Sales at gas stations helped boost the headline number, jumping 0.9% for the month as higher gas prices saw consumers spend more at the pump. However, the so-called “control group,” which strips out spending at places like car dealers and gas stations, rose 0.6% for the month.
Retail sales data is not adjusted for inflation, so the latest numbers indicate that consumers are more than keeping pace with price increases. The consumer price index (CPI) inflation gauge was up 0.4% in September. On an annual basis, sales increased 3.8% in September, compared with an annual CPI increase of 3.7%.
Sales gains were broad-based for the month. Online sales climbed 1.1%, while automotive parts and dealers saw a 1% increase and restaurant sales were up 0.9% for the month and 9.2% for the year, which was the highest annual gain for all categories.
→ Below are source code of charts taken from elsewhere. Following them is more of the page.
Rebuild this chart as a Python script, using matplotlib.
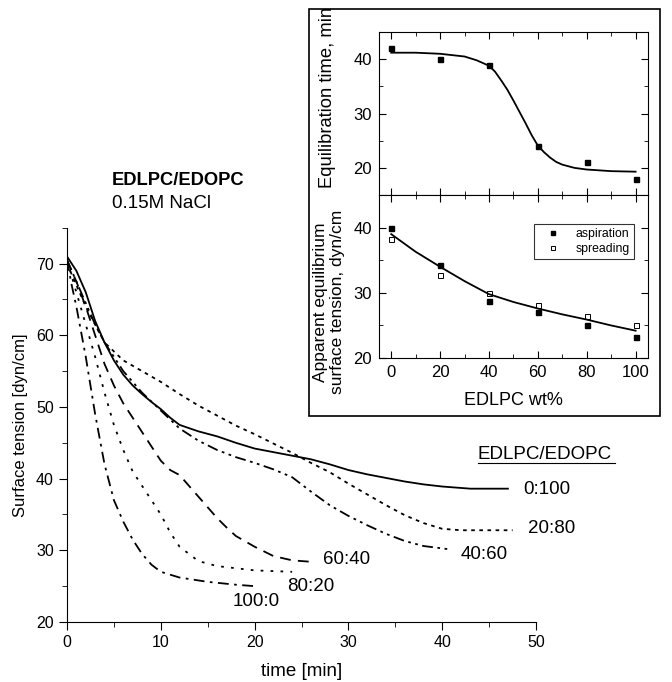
import matplotlib
matplotlib.use("Agg")
import matplotlib.pyplot as plt
from matplotlib.patches import Rectangle
from matplotlib.ticker import MultipleLocator

plt.rcParams['font.family'] = ['Liberation Sans', 'DejaVu Sans']

# main panel: surface tension vs time for each EDLPC/EDOPC ratio
t_0_100 = [0, 1, 2, 3, 4, 5, 6, 7, 8, 9, 10, 11, 12, 14, 16, 18, 20, 22, 24, 26, 28, 30, 32, 34, 36, 38, 40, 43, 47]
st_0_100 = [71, 69, 66, 62, 59, 56.5, 54.5, 53, 51.8, 50.7, 49.7, 48.5, 47.5, 46.6, 45.9, 45, 44.2, 43.7, 43.2,
            42.7, 42, 41.2, 40.6, 40.1, 39.6, 39.2, 38.9, 38.6, 38.6]
t_20_80 = [0, 2, 4, 6, 8, 10, 12, 14, 16, 18, 20, 22, 24, 26, 28, 30, 32, 34, 36, 38, 40, 42, 47.5]
st_20_80 = [70, 64, 59, 56.5, 55, 53.5, 51.8, 50.2, 48.8, 47.4, 46.2, 44.9, 43.6, 42.2, 40.9, 39.3, 37.8,
            36.3, 34.9, 33.8, 33, 32.8, 32.8]
t_40_60 = [0, 1, 2, 3, 4, 5, 6, 8, 10, 12, 14, 16, 18, 20, 22, 24, 26, 28, 30, 32, 34, 36, 38, 41]
st_40_60 = [70.5, 67.5, 64.5, 61.5, 59, 57, 55, 52, 49.5, 47, 45.3, 44, 43, 42.2, 41.3, 40.2, 38.2, 36.3,
            34.8, 33.5, 32.3, 31.3, 30.6, 30.1]
t_60_40 = [0, 1, 2, 3, 4, 5, 6, 7, 8, 9, 10, 11, 12, 13, 14, 15, 16, 17, 18, 20, 22, 24, 26]
st_60_40 = [70.5, 67.5, 64, 60, 56, 53, 50.5, 48.5, 46.5, 44.5, 42.5, 41.2, 40.5, 39, 37.5, 36, 34.5, 33.2,
            32, 30.5, 29.2, 28.6, 28.4]
t_80_20 = [0, 1, 2, 3, 4, 5, 6, 7, 8, 9, 10, 11, 12, 14, 16, 20, 24]
st_80_20 = [70.5, 66, 61.5, 57, 52, 47.5, 44, 41, 39, 37, 35, 32.5, 30.5, 28.5, 27.8, 27.2, 27]
t_100_0 = [0, 0.5, 1, 1.5, 2, 3, 4, 5, 6, 7, 8, 9, 10, 12, 15, 18, 20]
st_100_0 = [70.5, 67, 64, 60.5, 57, 49, 42, 37, 34, 31.5, 29.5, 28, 27, 26.2, 25.6, 25.2, 25]

ratio_labels = ['0:100', '20:80', '40:60', '60:40', '80:20', '100:0']

# inset data
wt = [0, 20, 40, 60, 80, 100]
eq_time = [42, 40, 39, 24, 21, 18]
fit_wt = [0, 10, 20, 30, 35, 40, 42.5, 45, 47.5, 50, 52.5, 55, 57.5, 60, 62.5, 65, 67.5, 70, 75, 80, 90, 100]
fit_time = [41.2, 41.2, 41.0, 40.5, 39.8, 38.8, 37.7, 36.1, 34.4, 32.4, 30.3, 28.2, 26.0, 24.1, 22.9, 21.9,
            21.1, 20.6, 20.0, 19.7, 19.4, 19.3]
tension_asp = [40, 34.3, 28.8, 27, 25, 23.2]
tension_spr = [38.3, 32.7, 30, 28.2, 26.5, 25]
fit_wt2 = [0, 10, 20, 30, 40, 50, 60, 70, 80, 90, 100]
fit_tension = [39, 36.3, 34, 31.8, 29.8, 28.6, 27.6, 26.7, 25.9, 25, 24.2]

fig = plt.figure(figsize=(6.72, 6.82), dpi=100)

ax = fig.add_axes([0.0997, 0.088, 0.698, 0.578])
ax.plot(t_0_100, st_0_100, color='black', lw=1.3, linestyle='-')
ax.plot(t_20_80, st_20_80, color='black', lw=1.3, linestyle=(0, (2, 2.5)))
ax.plot(t_40_60, st_40_60, color='black', lw=1.3, linestyle=(0, (6, 2.5, 1.5, 2.5, 1.5, 2.5)))
ax.plot(t_60_40, st_60_40, color='black', lw=1.3, linestyle=(0, (6, 4)))
ax.plot(t_80_20, st_80_20, color='black', lw=1.3, linestyle=(0, (1.5, 4)))
ax.plot(t_100_0, st_100_0, color='black', lw=1.3, linestyle=(0, (6, 3, 1.5, 3)))

ax.set_xlim(0, 50)
ax.set_ylim(20, 75)
ax.spines['top'].set_visible(False)
ax.spines['right'].set_visible(False)
ax.xaxis.set_major_locator(MultipleLocator(10))
ax.xaxis.set_minor_locator(MultipleLocator(5))
ax.yaxis.set_minor_locator(MultipleLocator(5))
ax.set_yticks([20, 30, 40, 50, 60, 70])
ax.tick_params(which='major', direction='out', length=6, labelsize=11.5)
ax.tick_params(which='minor', direction='out', length=3.5)
ax.set_xlabel('time [min]', fontsize=13.5, labelpad=9)
ax.set_ylabel('Surface tension [dyn/cm]', fontsize=12, labelpad=6)

label_pos = [(48.6, 38.5), (49.1, 33.1), (42.0, 29.4), (27.3, 28.7), (23.5, 24.9), (17.7, 22.8)]
for lab, (lx, ly) in zip(ratio_labels, label_pos):
    ax.text(lx, ly, lab, fontsize=13.5, va='center', ha='left', clip_on=False)
ax.text(43.8, 43.4, 'EDLPC/EDOPC', fontsize=13.5, va='center', ha='left', clip_on=False)
ax.plot([43.8, 58.4], [42.2, 42.2], color='black', lw=0.8, clip_on=False)

fig.text(0.166, 0.736, 'EDLPC/EDOPC', fontsize=13.2, fontweight='bold', va='center')
fig.text(0.166, 0.702, '0.15M NaCl', fontsize=13.5, va='center')

# inset frame
fig.patches.append(Rectangle((0.46, 0.390), 0.522, 0.597, transform=fig.transFigure,
                             facecolor='white', edgecolor='black', lw=1.2, zorder=5))

ax1 = fig.add_axes([0.564, 0.714, 0.400, 0.239], zorder=10)
ax2 = fig.add_axes([0.564, 0.475, 0.400, 0.239], zorder=10, sharex=ax1)

ax1.plot(wt, eq_time, 's', color='black', ms=3.6)
ax1.plot(fit_wt, fit_time, color='black', lw=1.3)
ax1.set_ylim(15, 45)

ax2.plot(wt, tension_asp, 's', color='black', ms=3.6, label='aspiration')
ax2.plot(wt, tension_spr, 's', color='black', mfc='white', mew=0.7, ms=3.6, label='spreading')
ax2.plot(fit_wt2, fit_tension, color='black', lw=1.3)
ax2.set_ylim(20, 45)
ax2.set_xlim(-5, 105)
ax2.set_xlabel('EDLPC wt%', fontsize=13, labelpad=9)
leg = ax2.legend(loc='upper right', bbox_to_anchor=(0.948, 0.822), fontsize=8.8, frameon=True,
                 fancybox=False, edgecolor='black', handlelength=2.4, handletextpad=0.6,
                 borderpad=0.35, labelspacing=0.2, markerscale=0.8, borderaxespad=0)
leg.get_frame().set_linewidth(0.8)

for a in (ax1, ax2):
    a.set_facecolor('white')
    a.xaxis.set_major_locator(MultipleLocator(20))
    a.xaxis.set_minor_locator(MultipleLocator(10))
    a.yaxis.set_major_locator(MultipleLocator(10))
    a.yaxis.set_minor_locator(MultipleLocator(5))
    a.tick_params(which='both', direction='in', top=True, right=True, labelsize=12)
    a.tick_params(which='major', length=5, pad=5)
    a.tick_params(which='minor', length=3)
ax1.tick_params(labelbottom=False)

fig.text(327 / 672, 1 - 97 / 682, 'Equilibration time, min', fontsize=13.2, rotation=90,
         ha='center', va='center', zorder=20)
fig.text(329 / 672, 1 - 302 / 682, 'Apparent equilibrium\nsurface tension, dyn/cm', fontsize=12.5,
         rotation=90, ha='center', va='center', multialignment='center', linespacing=1.15, zorder=20)

fig.savefig('out.png', dpi=100)
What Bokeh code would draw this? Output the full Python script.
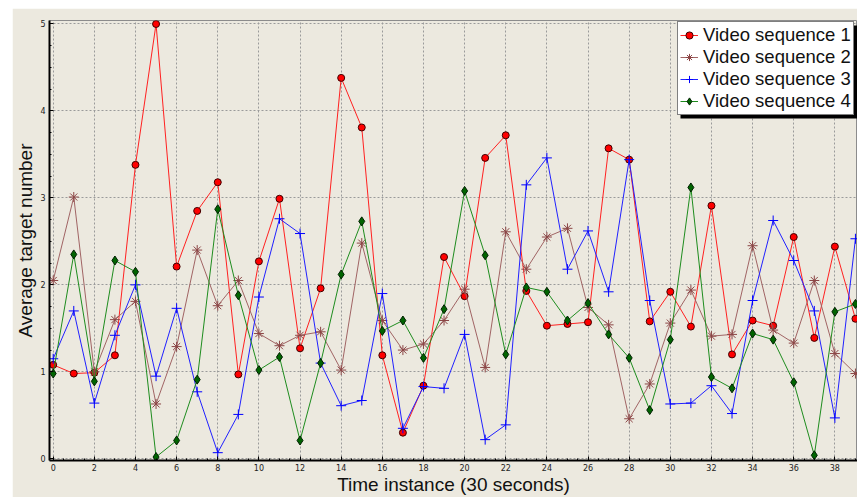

One of the few outliers that saw declining sales were electronics and appliance stores, which were down 0.8%. The big-ticket items sold at these stores are frequently purchased via financing, so it is likely that higher interest rates are having a stronger impact on this spending category.
The retail report is a key factor for the Federal Reserve as officials contemplate the future of monetary policy. While markets largely expect the Fed is done raising rates for this cycle, an unexpectedly strong consumer complicates the equation.